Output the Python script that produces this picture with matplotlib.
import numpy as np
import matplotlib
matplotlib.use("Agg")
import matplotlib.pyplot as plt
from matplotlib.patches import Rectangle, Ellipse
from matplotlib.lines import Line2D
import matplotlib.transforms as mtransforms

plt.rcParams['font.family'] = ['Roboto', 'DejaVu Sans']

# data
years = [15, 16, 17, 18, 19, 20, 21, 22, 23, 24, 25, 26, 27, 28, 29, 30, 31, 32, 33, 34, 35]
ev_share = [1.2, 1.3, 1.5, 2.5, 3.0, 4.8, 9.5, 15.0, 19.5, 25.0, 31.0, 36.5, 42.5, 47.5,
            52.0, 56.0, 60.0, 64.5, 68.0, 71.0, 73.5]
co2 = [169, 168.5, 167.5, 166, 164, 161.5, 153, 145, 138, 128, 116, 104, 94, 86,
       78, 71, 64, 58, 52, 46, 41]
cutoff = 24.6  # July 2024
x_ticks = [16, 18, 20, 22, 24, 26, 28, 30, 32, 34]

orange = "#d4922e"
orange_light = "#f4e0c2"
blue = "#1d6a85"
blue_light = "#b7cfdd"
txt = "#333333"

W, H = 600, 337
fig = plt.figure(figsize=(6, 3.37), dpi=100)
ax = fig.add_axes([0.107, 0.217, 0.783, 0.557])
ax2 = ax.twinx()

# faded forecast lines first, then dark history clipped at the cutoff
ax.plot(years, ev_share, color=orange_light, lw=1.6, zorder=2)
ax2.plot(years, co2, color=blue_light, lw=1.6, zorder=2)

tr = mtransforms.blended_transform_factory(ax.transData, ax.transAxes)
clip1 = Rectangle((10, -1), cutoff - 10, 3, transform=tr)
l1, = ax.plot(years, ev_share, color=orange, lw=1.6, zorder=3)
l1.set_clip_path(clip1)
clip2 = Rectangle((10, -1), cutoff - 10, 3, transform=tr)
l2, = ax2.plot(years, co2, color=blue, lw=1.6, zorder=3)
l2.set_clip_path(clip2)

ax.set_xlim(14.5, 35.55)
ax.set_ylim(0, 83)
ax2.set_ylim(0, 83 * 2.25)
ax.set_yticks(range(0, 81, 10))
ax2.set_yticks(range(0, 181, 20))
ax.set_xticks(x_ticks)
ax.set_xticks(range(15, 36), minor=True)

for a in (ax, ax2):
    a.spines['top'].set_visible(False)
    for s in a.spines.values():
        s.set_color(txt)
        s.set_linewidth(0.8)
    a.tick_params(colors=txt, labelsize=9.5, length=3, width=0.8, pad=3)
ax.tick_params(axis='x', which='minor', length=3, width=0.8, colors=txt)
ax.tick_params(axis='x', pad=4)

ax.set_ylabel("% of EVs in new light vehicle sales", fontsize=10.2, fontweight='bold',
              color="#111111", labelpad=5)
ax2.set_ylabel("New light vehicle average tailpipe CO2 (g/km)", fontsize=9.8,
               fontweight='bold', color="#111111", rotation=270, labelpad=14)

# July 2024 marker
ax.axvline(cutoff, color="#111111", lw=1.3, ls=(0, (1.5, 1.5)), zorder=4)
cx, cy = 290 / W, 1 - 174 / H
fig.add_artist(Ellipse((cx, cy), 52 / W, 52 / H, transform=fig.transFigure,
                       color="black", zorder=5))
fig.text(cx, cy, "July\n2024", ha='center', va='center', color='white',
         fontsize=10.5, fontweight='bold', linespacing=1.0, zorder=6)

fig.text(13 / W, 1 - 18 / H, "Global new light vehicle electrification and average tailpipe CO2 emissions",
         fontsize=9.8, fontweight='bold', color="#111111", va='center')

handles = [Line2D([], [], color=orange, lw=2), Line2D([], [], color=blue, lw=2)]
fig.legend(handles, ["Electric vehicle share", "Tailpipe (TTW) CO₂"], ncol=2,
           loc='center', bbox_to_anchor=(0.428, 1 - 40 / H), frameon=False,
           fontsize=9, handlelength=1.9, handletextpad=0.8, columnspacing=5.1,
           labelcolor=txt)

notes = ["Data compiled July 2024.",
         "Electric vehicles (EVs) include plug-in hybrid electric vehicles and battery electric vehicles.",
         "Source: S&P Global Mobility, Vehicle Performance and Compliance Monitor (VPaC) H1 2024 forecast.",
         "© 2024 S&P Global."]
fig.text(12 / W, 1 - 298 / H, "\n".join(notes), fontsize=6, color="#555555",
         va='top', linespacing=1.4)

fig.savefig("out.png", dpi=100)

# PROBLEM TO WORK ON
Print the material above verbatim, first line through the line containing "import matplotlib.transforms as mtransforms", both included.

# FINAL RESULT
Output the Python script that produces this picture with matplotlib.
import numpy as np
import matplotlib
matplotlib.use("Agg")
import matplotlib.pyplot as plt
from matplotlib.patches import Rectangle, Ellipse
from matplotlib.lines import Line2D
import matplotlib.transforms as mtransforms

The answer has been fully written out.